To worship her - Rather, to represent her image. The cakes Jeremiah 7:18 were made in the shape of a crescent to represent the moon.
Our men - i. e., our husbands (margin). They had the authority of their husbands for what they were doing. Jeremiah must leave them alone, and discuss the matter with those who alone had the right to interfere.
Clarke's Notes on the Bible
Verse Jeremiah 44:19. And when we burned incense to the queen of heaven — The MOON seems to have been called מלכת melecheth, as the SUN was called מלך molech. The Hindoos pour out water to the sun thrice a day; and to the moon whenever they worship her.

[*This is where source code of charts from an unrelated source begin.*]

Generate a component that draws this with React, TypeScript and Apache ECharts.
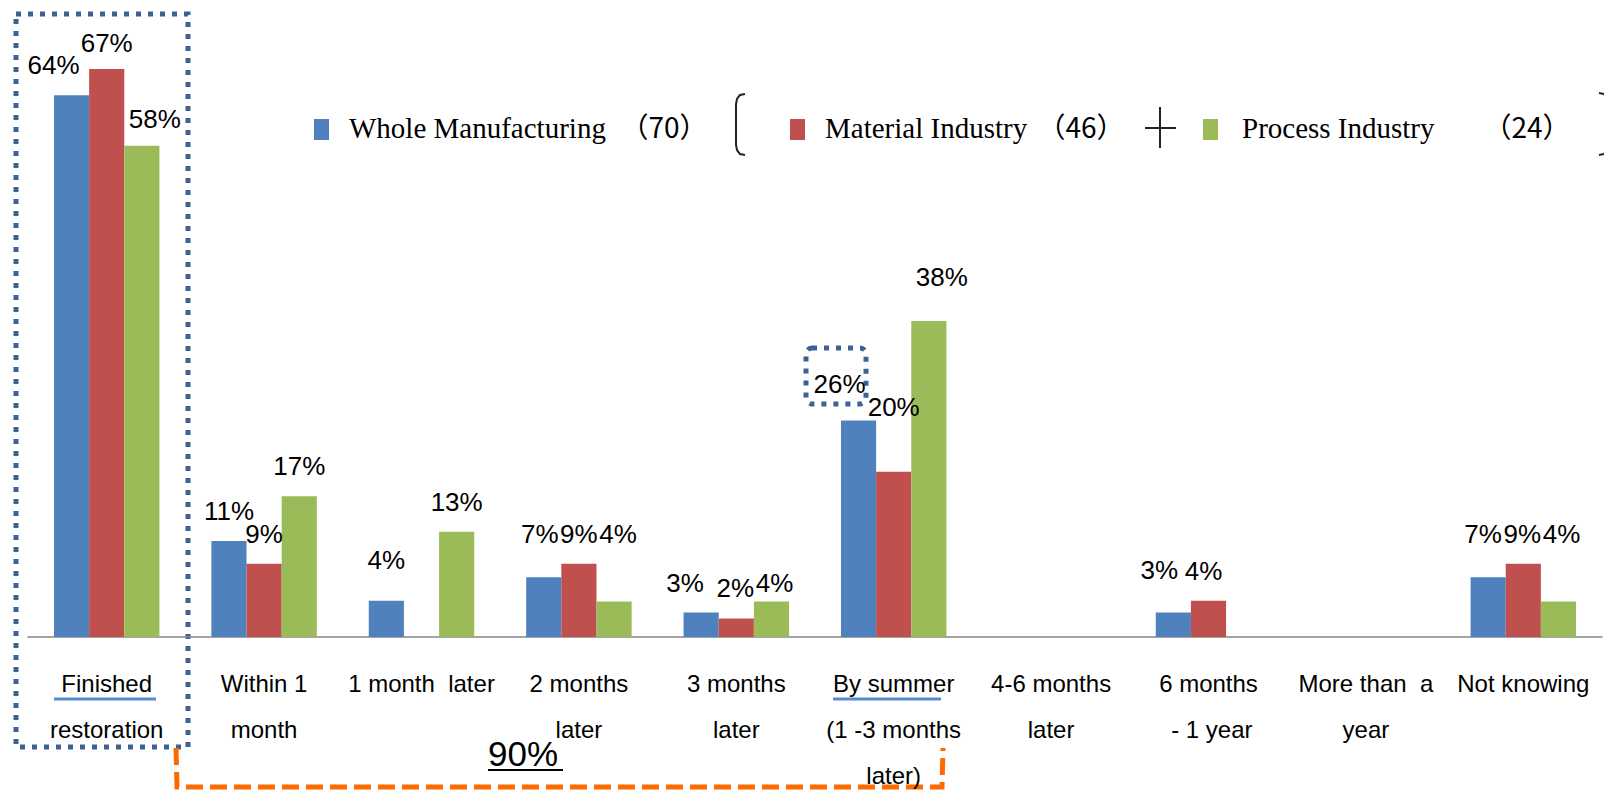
import React, { useEffect, useRef } from 'react';
import * as echarts from 'echarts';

const categories = [
  'Finished\nrestoration',
  'Within 1\nmonth',
  '1 month  later',
  '2 months\nlater',
  '3 months\nlater',
  'By summer\n(1 -3 months\nlater)',
  '4-6 months\nlater',
  '6 months\n - 1 year',
  'More than  a\nyear',
  'Not knowing',
];
const seriesNames = ['Whole Manufacturing', 'Material Industry', 'Process Industry'];
const sampleSizes = ['（70）', '（46）', '（24）'];
const wholeValues = [64.3, 11.4, 4.3, 7.1, 2.9, 25.7, 0, 2.9, 0, 7.1];
const materialValues = [67.4, 8.7, 0, 8.7, 2.2, 19.6, 0, 4.3, 0, 8.7];
const processValues = [58.3, 16.7, 12.5, 4.2, 4.2, 37.5, 0, 0, 0, 4.2];
const bracketLabel = '90%';

const colors = ['#4f81bd', '#c0504d', '#9bbb59'];
const labelNudges = [
  [[-18, 0], [0, 0], [0, -11], [-4, -13], [-16, 0], [-19, -6], [0, 0], [-14, -13], [0, 0], [-5, -13]],
  [[0, 4], [0, 0], [0, 0], [0, 0], [-1, 0], [0, -35], [0, 0], [-5, 0], [0, 0], [-1, 0]],
  [[13, 3], [0, 0], [0, 0], [4, -38], [3, 11], [13, -14], [0, 0], [0, 0], [0, 0], [3, -38]],
];

const SANS = '"Liberation Sans", Arial, sans-serif';
const SERIF = '"Liberation Serif", "Times New Roman", serif';
const CJK = '"Noto Sans CJK SC", sans-serif';

function txt(text: string, x: number, y: number, font: string, size: number, align = 'left') {
  return {
    type: 'text',
    x,
    y,
    silent: true,
    style: {
      text,
      fill: '#000',
      fontFamily: font,
      fontSize: size,
      align,
      verticalAlign: 'middle',
    },
  };
}

export default function App() {
  const ref = useRef<HTMLDivElement>(null);
  useEffect(() => {
    if (!ref.current) return;
    const chart = echarts.init(ref.current, undefined, { renderer: 'svg' });
    const allValues = [wholeValues, materialValues, processValues];
    const dotted = { stroke: '#3c6195', lineWidth: 5, lineDash: [5, 7], fill: 'none' };
    const markerX = [314, 790, 1203];
    const nameX = [349, 825, 1242];
    const sizeX = [664, 1081, 1527];

    const graphic: any[] = [];
    for (let i = 0; i < 3; i++) {
      graphic.push({
        type: 'rect',
        shape: { x: markerX[i], y: 119, width: 15, height: 21 },
        style: { fill: colors[i] },
        silent: true,
      });
      graphic.push(txt(seriesNames[i], nameX[i], 128, SERIF, 29));
      graphic.push(txt(sampleSizes[i], sizeX[i], 126, CJK, 28, 'center'));
    }
    // brackets and plus sign
    graphic.push({
      type: 'polyline',
      shape: { points: [[745, 94], [740, 95], [737, 99], [736, 104], [736, 145], [737, 150], [740, 154], [745, 155]] },
      style: { stroke: '#222', lineWidth: 2, fill: 'none' },
      silent: true,
    });
    graphic.push({
      type: 'polyline',
      shape: { points: [[1599, 93], [1604, 94], [1607, 98], [1608, 103], [1608, 145], [1607, 150], [1604, 154], [1599, 155]] },
      style: { stroke: '#222', lineWidth: 2, fill: 'none' },
      silent: true,
    });
    graphic.push({ type: 'line', shape: { x1: 1145, y1: 128, x2: 1176, y2: 128 }, style: { stroke: '#222', lineWidth: 2 }, silent: true });
    graphic.push({ type: 'line', shape: { x1: 1160, y1: 107, x2: 1160, y2: 148 }, style: { stroke: '#222', lineWidth: 2 }, silent: true });
    // dotted boxes
    graphic.push({ type: 'rect', shape: { x: 16, y: 14, width: 172, height: 733 }, style: dotted, silent: true });
    graphic.push({ type: 'rect', shape: { x: 806, y: 348, width: 60, height: 56, r: 6 }, style: dotted, silent: true });
    // underlines of axis labels
    graphic.push({ type: 'line', shape: { x1: 54, y1: 699, x2: 156, y2: 699 }, style: { stroke: '#5a8ad0', lineWidth: 3 }, silent: true });
    graphic.push({ type: 'line', shape: { x1: 833, y1: 699, x2: 941, y2: 699 }, style: { stroke: '#5a8ad0', lineWidth: 3 }, silent: true });
    // orange bracket
    graphic.push({
      type: 'polyline',
      shape: { points: [[176, 748], [177, 787], [942, 787], [943, 748]] },
      style: { stroke: '#ff6a00', lineWidth: 5, lineDash: [17, 7], fill: 'none' },
      silent: true,
    });
    graphic.push(txt(bracketLabel, 488, 753, SANS, 35));
    graphic.push({ type: 'line', shape: { x1: 488, y1: 770, x2: 563, y2: 770 }, style: { stroke: '#000', lineWidth: 2 }, silent: true });

    chart.setOption({
      animation: false,
      backgroundColor: '#fff',
      grid: { left: 28, right: 2, top: 5, bottom: 153, containLabel: false, outerBoundsMode: 'none' },
      xAxis: {
        type: 'category',
        data: categories,
        axisLine: { lineStyle: { color: '#868686', width: 1.5 } },
        axisTick: { length: 7, lineStyle: { color: '#868686', width: 1.5 } },
        axisLabel: {
          interval: 0,
          margin: 23,
          color: '#000',
          fontFamily: SANS,
          fontSize: 24,
          lineHeight: 46,
        },
      },
      yAxis: {
        type: 'value',
        min: 0,
        max: 75,
        show: false,
        splitLine: { show: false },
      },
      series: allValues.map((vals, s) => ({
        name: seriesNames[s],
        type: 'bar',
        barGap: '0%',
        barCategoryGap: '33%',
        itemStyle: { color: colors[s] },
        label: {
          show: true,
          position: 'top',
          distance: 17,
          color: '#000',
          fontFamily: SANS,
          fontSize: 26,
          formatter: (p: any) => (p.value > 0 ? Math.round(p.value) + '%' : ''),
        },
        data: vals.map((v, i) => ({ value: v, label: { offset: labelNudges[s][i] } })),
      })),
      graphic,
    });
    return () => chart.dispose();
  }, []);
  return <div ref={ref} style={{ position: 'fixed', left: 0, top: 0, width: 1604, height: 790 }} />;
}
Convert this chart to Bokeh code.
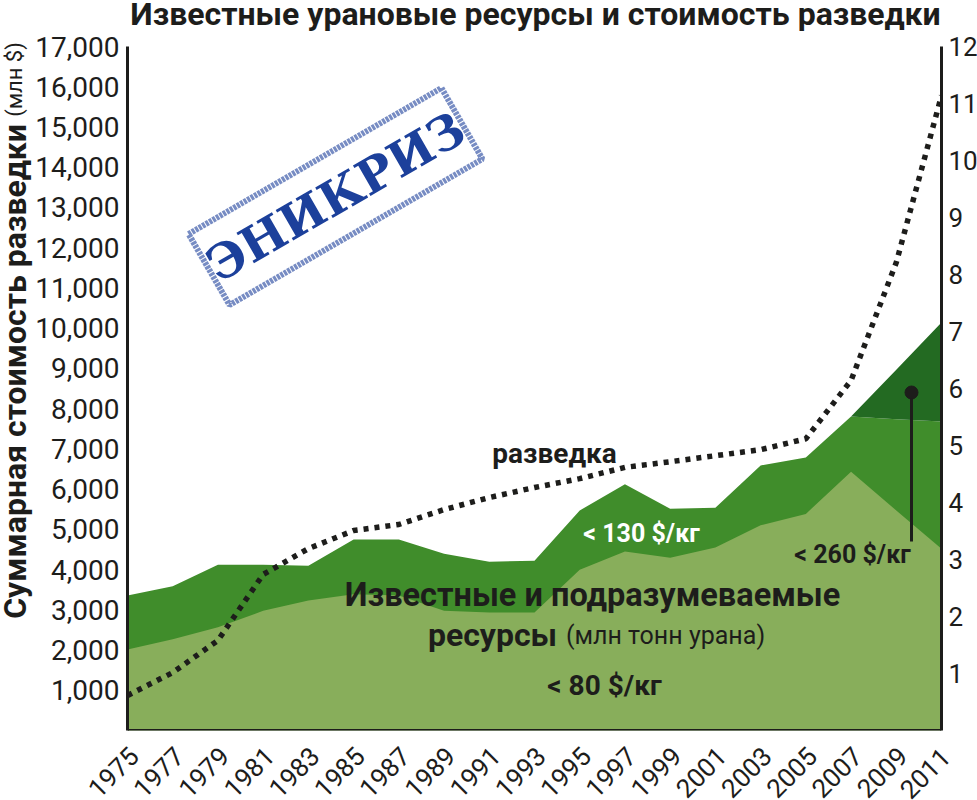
from math import radians, pi
from bokeh.plotting import figure
from bokeh.embed import file_html
from bokeh.resources import INLINE
from bokeh.models import Range1d, LinearAxis, FixedTicker, NumeralTickFormatter, Label, Span

years = list(range(1975, 2012, 2))
res_80 = [1.42, 1.60, 1.81, 2.10, 2.28, 2.39, 2.37, 2.10, 2.07, 2.07, 2.82, 3.14, 3.03, 3.21, 3.60, 3.80, 4.54, 3.86, 3.19]
res_130 = [2.37, 2.53, 2.91, 2.91, 2.89, 3.35, 3.35, 3.10, 2.96, 2.98, 3.86, 4.32, 3.89, 3.91, 4.65, 4.79, 5.51, 5.46, 5.42]
years_260 = [2007, 2009, 2011]
res_260 = [5.51, 6.33, 7.16]
res_260_base = [5.51, 5.46, 5.42]
exploration = [870, 1440, 2240, 3880, 4520, 4970, 5120, 5490, 5790, 6040, 6260, 6540, 6680, 6830, 6980, 7250, 8700, 11630, 15780]
left_ticks = list(range(1000, 17001, 1000))
right_ticks = list(range(1, 13))

INK = "#1d1d1b"
FONT = "Roboto"
L, R, T, B = 127, 941, 46, 730

def dx(px):
    return 1975 + (px - L) * 36 / (R - L)

def dy(py):
    return (B - py) * 17000 / (B - T)

p = figure(width=977, height=800, frame_width=R - L, frame_height=B - T,
           output_backend="svg", toolbar_location=None,
           x_range=Range1d(1975, 2011), y_range=Range1d(0, 17000),
           min_border_left=L, min_border_right=977 - R, min_border_top=T, min_border_bottom=800 - B,
           background_fill_color="white", border_fill_color=None, outline_line_color=None)
p.grid.visible = False
p.extra_y_ranges = {"mt": Range1d(0, 12)}
p.extra_x_ranges = {"labels": Range1d(1974.72, 2010.72)}

p.varea(x=years, y1=0, y2=res_130, y_range_name="mt", fill_color="#408D2B")
p.varea(x=years_260, y1=res_260_base, y2=res_260, y_range_name="mt", fill_color="#236A22")
p.varea(x=years, y1=0, y2=res_80, y_range_name="mt", fill_color="#88AE5B")
p.line(years, exploration, line_color=INK, line_width=5.5, line_dash="5 6")

# pointer
p.segment(x0=[dx(911)], y0=[dy(392)], x1=[dx(911)], y1=[dy(541)], line_color=INK, line_width=3)
p.scatter(x=[dx(911)], y=[dy(392)], size=13, marker="circle", fill_color=INK, line_color=INK)

# stamp
BLUE = "#1c409b"
p.rect(x=[dx(335)], y=[dy(196)], width=[292], height=[82], angle=[radians(30)],
       width_units="screen", height_units="screen", fill_color=None,
       line_color=BLUE, line_alpha=0.6, line_width=6, line_dash="3 1")

def label(text, px, py, size, style="bold", color=INK, align="center", angle=0, font=FONT, outer=False):
    lab = Label(x=dx(px), y=dy(py), text=text, text_font=font, text_font_size=f"{size}px",
                text_font_style=style, text_color=color, text_align=align, level="overlay",
                text_baseline="middle", angle=angle, angle_units="deg")
    if outer:
        # held in a side panel so that it may sit outside the frame
        p.add_layout(lab, "right")
    else:
        p.add_layout(lab)

label("ЭНИКРИЗ", 335, 196, 48, color=BLUE, angle=30, font="DejaVu Serif")
label("разведка", 554, 453, 28)
label("< 130 $/кг", 641, 533, 25, color="white")
label("< 260 $/кг", 852, 554, 25)
label("< 80 $/кг", 604, 685, 28)
label("Известные и подразумеваемые", 592, 594, 32.5)
label("ресурсы", 492, 634, 32)
label("(млн тонн урана)", 665, 635, 25, style="normal")

def style_axis(ax, ticks, size):
    ax.ticker = FixedTicker(ticks=ticks)
    ax.axis_line_color = INK
    ax.axis_line_width = 3
    ax.major_tick_line_color = None
    ax.minor_tick_line_color = None
    ax.major_label_text_font = FONT
    ax.major_label_text_font_size = size
    ax.major_label_text_color = INK

style_axis(p.yaxis[0], left_ticks, "28px")
p.yaxis[0].formatter = NumeralTickFormatter(format="0,0")
p.yaxis[0].major_label_standoff = 2

right = LinearAxis(y_range_name="mt")
style_axis(right, right_ticks, "26px")
right.major_label_standoff = 1
p.add_layout(right, "right")

p.xaxis[0].visible = False
bottom = LinearAxis(x_range_name="labels", bounds=(1975, 2011))
style_axis(bottom, years, "26px")
bottom.axis_line_color = None
bottom.formatter = NumeralTickFormatter(format="0")
bottom.major_label_orientation = pi / 4
bottom.major_label_standoff = 15
p.add_layout(bottom, "below")
p.add_layout(Span(location=0, dimension="width", line_color=INK, line_width=3))

label("Известные урановые ресурсы и стоимость разведки", 535, 13, 32, outer=True)
label("Суммарная стоимость разведки", 14, 371, 32, angle=90, outer=True)
label("(млн $)", 14, 79, 22, style="normal", angle=90, outer=True)
label("2011", 945, 752, 26, style="normal", align="right", angle=45, outer=True)

open("out.html", "w").write(file_html(p, INLINE))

The idolatrous worship of these people was a sort of imitation of the worship of the true God; only sacrifice was not common in it. The factious women here tell us in what it consisted.
1. They burnt incense to the moon, and perhaps to the sun and the planets.
2. They poured out libations to her.
3. They made and consecrated cakes to her.
All these were prescribed in the worship of the true GOD. See, among others, Exodus 29:23, c. Leviticus 2:4; Leviticus 23:16; and Numbers 6:15. And the women vindicate their conduct by asserting that they did all this by the consent of their husbands: "Did we worship her without our men?"